Secondly, as anyone familiar with the science of climate change will know, to stand a reasonable chance of keeping global temperature rise to less than 2°C (the widely acknowledged threshold for avoiding dangerous climate change), global emissions need to peak and decline by the middle of this decade. An agreement that only comes into force at the end of the decade won't help with that - a substantial limitation on what anyone can claim about Durban.

Nor does the agreement reached in Durban give us any clue as to how ambitious any action governments are promising to agree to by 2015 and begin implementing in 2020 will be. Once again, the hard task of negotiating actual numbers for emissions cuts or limitations has been postponed - with no guarantee what the outcome will be.

The future of Kyoto

On the Kyoto Protocol, the Durban negotiations achieved a largely symbolic success. The first commitment period of the Kyoto Protocol containing emissions reduction targets for developed countries (excluding the US) is due to expire this year. Developing countries have led the call for a second commitment period to be agreed, with a new round of targets for the developed world.

The Durban summit did reach agreement that there will be a second commitment period of the Kyoto Protocol, beginning in 2013 and ending in either 2017 or 2020.

However, the only group of countries to commit to targets under it were in Europe - with the EU listing its existing pledge to reduce emissions by 20-30% by 2020, Norway by 30-40%, Switzerland by 20-30% and the Ukraine by 20%. Most of the other major developed countries - the United States, Canada, Japan and Russia - announced that they would not take part. Indeed, as soon as the conference ended, Canada pulled out of the Kyoto Protocol entirely. That means that by 2013, Kyoto will only cover about 15% of global emissions and even then will include no new commitments.

Climate finance and other issues

One of the other major items on the agenda of the Durban summit was the future of the "Green Climate Fund" agreed at Copenhagen. On this, some technical progress was made in Durban, mainly in relation to decisions approving its governance structure, with the World Bank being appointed as its interim trustee. However, no progress was made in coming close to agreeing how it will be funded (to the tune of $100 billion per year by 2020).

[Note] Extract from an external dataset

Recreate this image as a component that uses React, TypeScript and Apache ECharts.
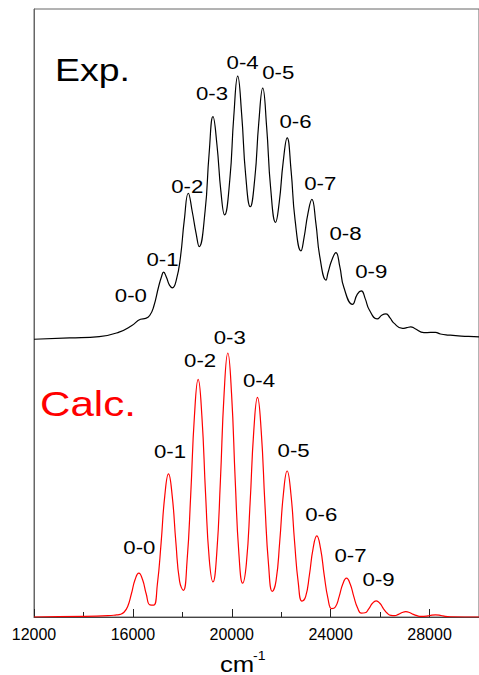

Durban also made some progress on adaptation issues, capacity-building and accounting, as well as reaching agreement on rules for including Carbon Capture and Storage projects under the Clean Development Mechanism. But it made less progress on reducing emissions from deforestation, and none at all on the issue of agreeing a long-term vision, with neither a long-term goal for 2050 nor a timetable for the peaking of global emissions being agreed.

Where this leaves us

The Durban summit saw a welcome change in the global politics of climate change. It saw the breakdown in the barrier between developed and developing countries within the architecture of the UN climate regime and the emergence of a new coalition of countries pushing for more ambition - with pressure emerging from the most vulnerable developing countries on the big beasts of the developing world, like India and China, to do more.

But in the end, it is essentially an agreement to carry on talking with the hope of reaching a deal that will only lead to action a whole decade away. It is clearly better for governments to carry on talking than not to, and the fact that the major emitters demonstrated that they did not want to walk away is clearly better than the alternative. But if you subscribe to the science and believe a legally binding global agreement is important for driving action now, it would be difficult to see Durban as a great success.

However, it has at least removed any ambiguity over the reality that for the rest of this decade, another approach will be needed if the world is to decarbonise in time to prevent dangerous climate change.

Country by country, company by company, the case will have to be made, arguments won, policies put in place and support provided to drive change. And on that score, the world isn't doing too badly, with a growing number of countries and companies committing to action. Of course, much more is needed, but at least we know at what level to direct most of our efforts - think global, yes, but act local.